En plus, en conclusion, l'expertise propose, sous prétexte qu'elles pourraient être des signes avant-coureurs de délinquance "le repérage des perturbations du comportement dès la crèche et l'école maternelle"! À juste titre, des pédiatres, des psychiatres, des professionnels de l'enfance et de l'éducation se sont élevés contre ces conclusions. Une pétition circule. Sous le titre "Pas de zéro de conduite pour les enfants de trois ans" elle questionne: "Faudra-t-il aller dénicher à la crèche les voleurs de cubes ou les babilleurs mythomanes?". Car les "experts" de l'Inserm proposent de dépister dès le plus jeune âge des signes tels que "indocilité, agressivité" ou encore "froideur affective et tendance à la manipulation", dont on se demande bien ce qu'ils peuvent signifier chez un bébé de 36 mois... Une chose est sûre, l'expertise ne peut que ravir le ministère de l'Intérieur qui, du reste, s'appuie sur ses conclusions pour la mise en place de son projet de loi "sur la prévention de la délinquance".

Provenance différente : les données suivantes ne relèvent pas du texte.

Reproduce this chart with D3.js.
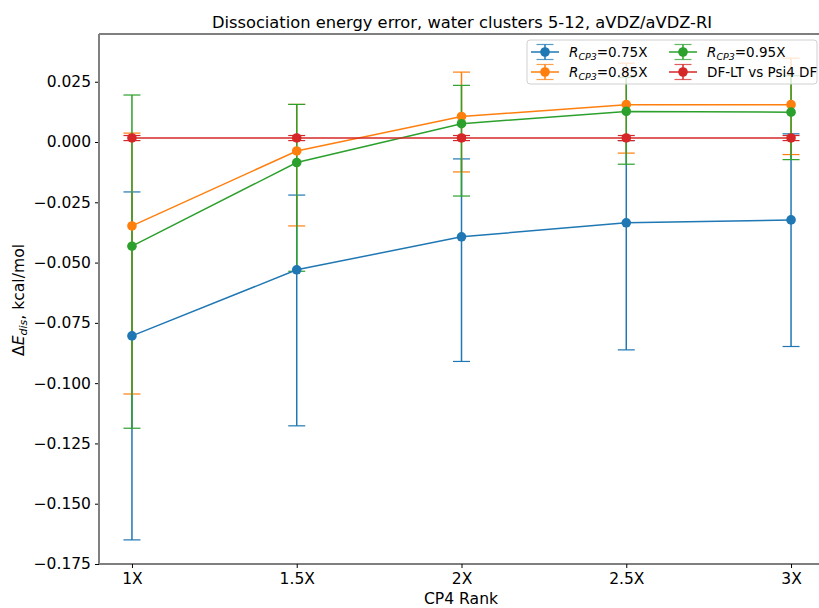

Enfin, l'escroquerie majeure du rapport réside dans les structures qu'il préconise d'utiliser pour apporter des solutions aux enfants en difficulté. La France, dit le rapport, "dispose d'un réseau bien structuré de services aux jeunes enfants et à leur famille (service de PMI, crèches, écoles maternelles)". Mais de qui se moque-t-il? Il n'est pas besoin d'avoir été baptisé "expert" pour savoir que ces structures essentielles sont, au contraire, en nombre bien insuffisant. Combien de parents se retrouvent-ils sans place en crèche à moins d'avoir, et encore, posé leur demande sur la liste d'attente avant même d'avoir conçu leur bébé? Et c'est une évidence que les classes de maternelles sont trop peu nombreuses, que les institutrices ont un nombre bien trop grand d'enfants dans leurs classes, surtout quand il faut apporter à ces enfants la maîtrise du langage dans des milieux où les parents ne peuvent le faire à la maison, faute de maîtriser eux-même la langue française.

L'éducation des tout-petits ne relève ni du bla-bla, ni des détecteurs de déviance, mais de moyens financiers. C'est le seul choix qu'il faudrait faire!